### Dataset section
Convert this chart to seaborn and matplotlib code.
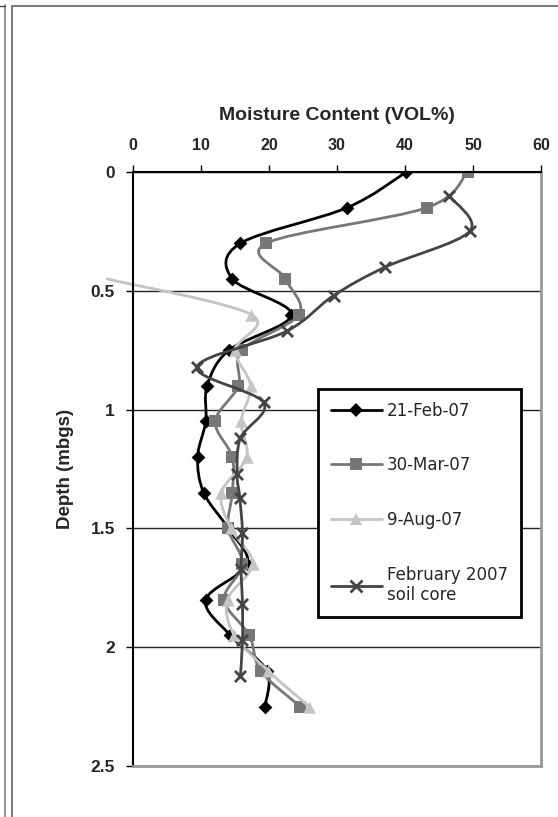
import numpy as np
import matplotlib
matplotlib.use("Agg")
import matplotlib.pyplot as plt
import seaborn as sns
from matplotlib.path import Path
from matplotlib.patches import PathPatch
from matplotlib.lines import Line2D

# ---------------- data ----------------
depth_feb = [0, 0.15, 0.3, 0.45, 0.6, 0.75, 0.9, 1.05, 1.2, 1.35, 1.5, 1.65, 1.8, 1.95, 2.1, 2.25]
mc_feb = [40.2, 31.5, 15.8, 14.6, 23.3, 14.1, 10.9, 10.7, 9.5, 10.4, 14.0, 16.8, 10.7, 14.3, 19.7, 19.4]

depth_mar = [0, 0.15, 0.3, 0.45, 0.6, 0.75, 0.9, 1.05, 1.2, 1.35, 1.5, 1.65, 1.8, 1.95, 2.1, 2.25]
mc_mar = [49.2, 43.2, 19.6, 22.4, 24.4, 16.0, 15.5, 12.1, 14.6, 14.6, 14.0, 16.1, 13.4, 17.1, 18.8, 24.6]

depth_aug = [0.45, 0.6, 0.75, 0.9, 1.05, 1.2, 1.35, 1.5, 1.65, 1.8, 1.95, 2.1, 2.25]
mc_aug = [-3.8, 17.4, 15.0, 17.3, 15.9, 16.7, 13.0, 14.4, 17.6, 13.9, 14.9, 19.9, 25.9]

depth_core = [0.1, 0.25, 0.4, 0.52, 0.67, 0.82, 0.97, 1.12, 1.27, 1.37, 1.52, 1.67, 1.82, 1.97, 2.12]
mc_core = [46.5, 49.5, 37.1, 29.5, 22.6, 9.4, 19.2, 15.8, 15.3, 15.7, 16.1, 15.9, 16.1, 16.1, 15.8]

series_labels = ["21-Feb-07", "30-Mar-07", "9-Aug-07", "February 2007\nsoil core"]
x_ticks = [0, 10, 20, 30, 40, 50, 60]
y_ticks = [0, 0.5, 1, 1.5, 2, 2.5]
y_tick_labels = ["0", "0.5", "1", "1.5", "2", "2.5"]

# ---------------- style ----------------
sns.set_style("white")
plt.rcParams["font.family"] = ["Liberation Sans", "DejaVu Sans"]

W, H = 558, 817
fig = plt.figure(figsize=(W / 100, H / 100), dpi=100)
ax = fig.add_axes([133 / W, 1 - 766 / H, (541 - 133) / W, (766 - 172) / H])


def smooth_path(x, y):
    pts = np.column_stack([x, y]).astype(float)
    n = len(pts)
    verts = [pts[0]]
    codes = [Path.MOVETO]
    for i in range(n - 1):
        p0 = pts[i - 1] if i > 0 else pts[i]
        p1 = pts[i]
        p2 = pts[i + 1]
        p3 = pts[i + 2] if i + 2 < n else pts[i + 1]
        c1 = p1 + (p2 - p0) / 6.0
        c2 = p2 - (p3 - p1) / 6.0
        verts += [c1, c2, p2]
        codes += [Path.CURVE4] * 3
    return Path(verts, codes)


styles = [
    dict(x=mc_feb, y=depth_feb, color="#000000", marker="D", ms=7, z=3),
    dict(x=mc_mar, y=depth_mar, color="#777777", marker="s", ms=8, z=4),
    dict(x=mc_aug, y=depth_aug, color="#c4c4c4", marker="^", ms=9, z=5),
    dict(x=mc_core, y=depth_core, color="#444444", marker="x", ms=8, z=6),
]

handles = []
for st in styles:
    patch = PathPatch(smooth_path(st["x"], st["y"]), fill=False, edgecolor=st["color"],
                      lw=2, zorder=st["z"], clip_on=False, capstyle="round", joinstyle="round")
    ax.add_patch(patch)
    if st["marker"] == "x":
        sns.scatterplot(x=st["x"], y=st["y"], ax=ax, marker="x", s=st["ms"] ** 2,
                        color=st["color"], linewidth=2, zorder=st["z"] + 0.5, legend=False)
    else:
        sns.scatterplot(x=st["x"], y=st["y"], ax=ax, marker=st["marker"], s=st["ms"] ** 2,
                        color=st["color"], edgecolor=st["color"], linewidth=0,
                        zorder=st["z"] + 0.5, legend=False)
    handles.append(Line2D([], [], color=st["color"], lw=2, marker=st["marker"],
                          markersize=st["ms"], markeredgewidth=2 if st["marker"] == "x" else 0,
                          markerfacecolor=st["color"], markeredgecolor=st["color"]))

ax.set_xlim(0, 60)
ax.set_ylim(2.5, 0)
ax.set_xticks(x_ticks)
ax.set_xticklabels([str(v) for v in x_ticks], fontsize=11.5, fontweight="bold")
ax.set_yticks(y_ticks)
ax.set_yticklabels(y_tick_labels, fontsize=12.5, fontweight="bold")
ax.xaxis.tick_top()
ax.xaxis.set_label_position("top")
ax.tick_params(axis="x", direction="out", length=5, width=1, color="black", pad=9, top=True, bottom=False)
ax.tick_params(axis="y", direction="out", length=5, width=1, color="black", pad=8, left=True)

ax.set_xlabel("Moisture Content (VOL%)", fontsize=14, fontweight="bold", labelpad=13)
ax.set_ylabel("Depth (mbgs)", fontsize=13.5, fontweight="bold", labelpad=12)

ax.yaxis.grid(True, color="#222222", lw=1)
ax.xaxis.grid(False)
ax.set_axisbelow(True)

for s in ["top", "left"]:
    ax.spines[s].set_color("black")
    ax.spines[s].set_linewidth(1.5)
for s in ["right", "bottom"]:
    ax.spines[s].set_color("#999999")
    ax.spines[s].set_linewidth(2)
for s in ax.spines.values():
    s.set_visible(True)
    s.set_zorder(8)

leg = ax.legend(handles, series_labels, loc="upper left",
                bbox_to_anchor=(318 / W, 1 - 389 / H), bbox_transform=fig.transFigure,
                borderaxespad=0, frameon=True, fancybox=False, shadow=False,
                prop={"family": "DejaVu Sans", "size": 12},
                handlelength=3.1, handletextpad=0.3, labelspacing=2.2, borderpad=0.75,
                framealpha=1)
leg.get_frame().set_edgecolor("black")
leg.get_frame().set_linewidth(2)
leg.set_zorder(10)

# outer frame lines
fc = "#808080"
fig.add_artist(Line2D([4.5 / W, 4.5 / W], [0, 1 - 5 / H], color=fc, lw=1.2, transform=fig.transFigure))
fig.add_artist(Line2D([0, 4.5 / W], [1 - 5.5 / H, 1 - 5.5 / H], color="#444444", lw=1, transform=fig.transFigure))
fig.add_artist(Line2D([12 / W, 12 / W], [0, 1 - 5.5 / H], color=fc, lw=1.5, transform=fig.transFigure))
fig.add_artist(Line2D([11.5 / W, 1], [1 - 6 / H, 1 - 6 / H], color=fc, lw=1.5, transform=fig.transFigure))

fig.savefig("out.png", dpi=100)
######
Leave the pictures out and reproduce exactly the lines from the top of the listing above through the line with "14.3, 19.7, 19.4]".

_Response to the exercise_
Convert this chart to seaborn and matplotlib code.
import numpy as np
import matplotlib
matplotlib.use("Agg")
import matplotlib.pyplot as plt
import seaborn as sns
from matplotlib.path import Path
from matplotlib.patches import PathPatch
from matplotlib.lines import Line2D

# ---------------- data ----------------
depth_feb = [0, 0.15, 0.3, 0.45, 0.6, 0.75, 0.9, 1.05, 1.2, 1.35, 1.5, 1.65, 1.8, 1.95, 2.1, 2.25]
mc_feb = [40.2, 31.5, 15.8, 14.6, 23.3, 14.1, 10.9, 10.7, 9.5, 10.4, 14.0, 16.8, 10.7, 14.3, 19.7, 19.4]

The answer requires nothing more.